Tuesday, September 29, 2009

It is me. It has been a while.

September 29, 2009

Querida Madre,

It is me. It has been a while. I find myself in a limbo again. I always wanted to understand your situation. By understanding your situation, I figured I would be able to understand you more. Little did I know that I would be living some aspects, almost like if the tick tock's of time have been reversed. As the tick's and tock's move forward to the present, I find myself, still asking, still wondering, and still questioning. As I write, I wonder, what exactly shall I write? What words do I need to use to find the answers? Do I dare write what I write? Do I dare ask what I ask? I love writing. It is one of my greatest love's. It has also been one of my greatest downfalls. But we both know that. I smile, because I feel you close when I write sometimes.

Tears fall when I write today. I always wanted to know what this impending sadness was. Knowing that I would always live through it, with it, and still be happy. I wanted a name for the sadness. Now, that I have it, I sit and I contemplate. Does having a name for it make it any better or does it make it harder? Knowing the word, knowing the origin of the sadness, does it make it easier to go away? Well, we know it doesn't go away, we just push it aside and smile, and be happy. Be happy even though we know it is there, be happy even though it now has a face, with eyes that now have a name.

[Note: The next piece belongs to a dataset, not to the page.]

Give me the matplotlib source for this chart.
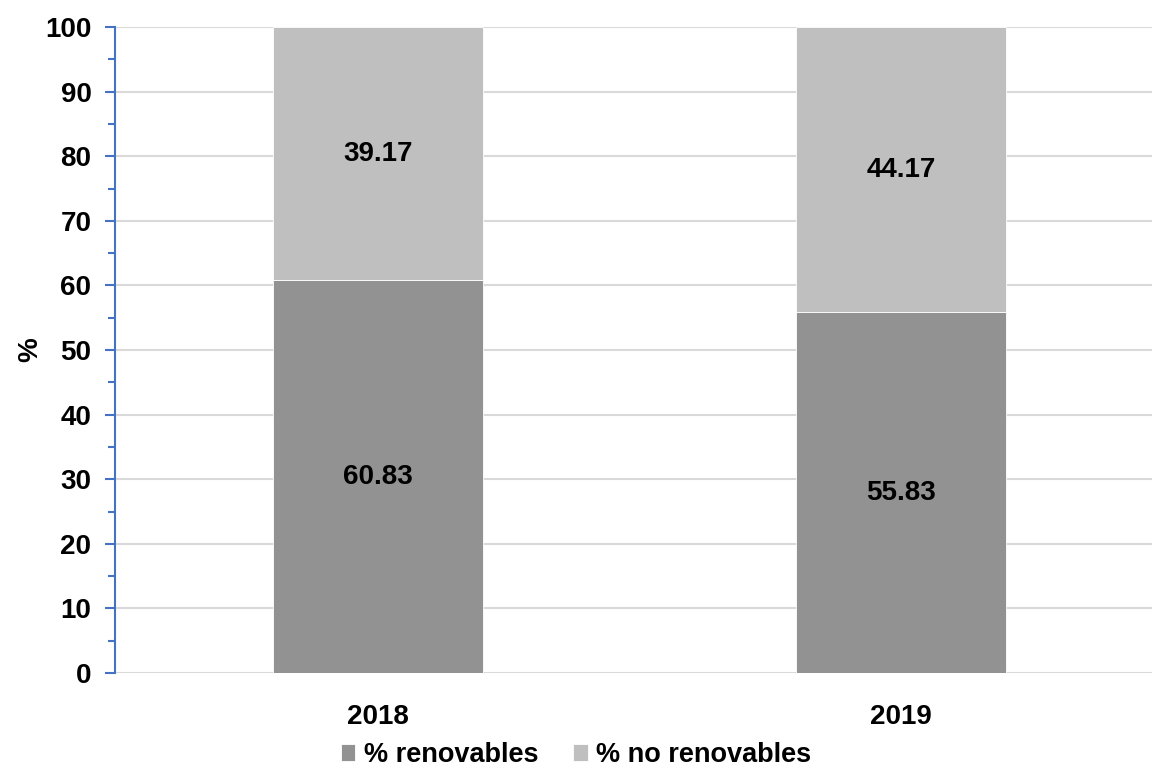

I asked to know what you were thinking and what you were feeling way back then. What a blessed God we have. How blessed am I to know now, those feelings, that must have saddened you, you still carried on. Until you could, the best way you could. I begged to know, I begged to understand, and now that I know, and now that I have a glimpse of understanding, I am able to forgive. I find forgiveness, as you once found forgiveness. A forgiveness that I did not understand or felt that I could possibly ever give.

Querida madre, what a beautiful gift you left to your little girl. The gift and knowledge of forgiveness. The gift and knowledge of forgiveness and the understanding that even then, even with those gifts, we still carry on, even if we are still sad, we are still happy and grateful for what we have. Many people live their lives, not knowing and not understanding that you can have a sadness that can tear at your heart. A sadness that can make it unbearable, and yet because of this sadness, because of this unbearable duty, we carry on with a special kind of happiness. It is a special type of happiness that can not be broken and can not be taken away. It is a happiness that lives with an unsweetened sadness that lingers in every corner, and in every quiet and every stillness of the night. It is that sadness that slips in, in any given moment, without announcement and without wanting it. When it comes, it is the sadness of knowing what could have been is greater than what is, even if we were at one point okay with what is. It is the finding of the feeling of being home. It is the sadness of the knowing that being home will might not come again. In the sadness it is the knowing one must still be grateful.

I wanted a glimpse of the feelings that you felt, with that glimpse I thought I would understand you more. I found out, that the sadness was there even before I knew what name to call it. As I found the sadness that you once must have felt, I understand finally, why you forgived the unforgivable. For that I am grateful.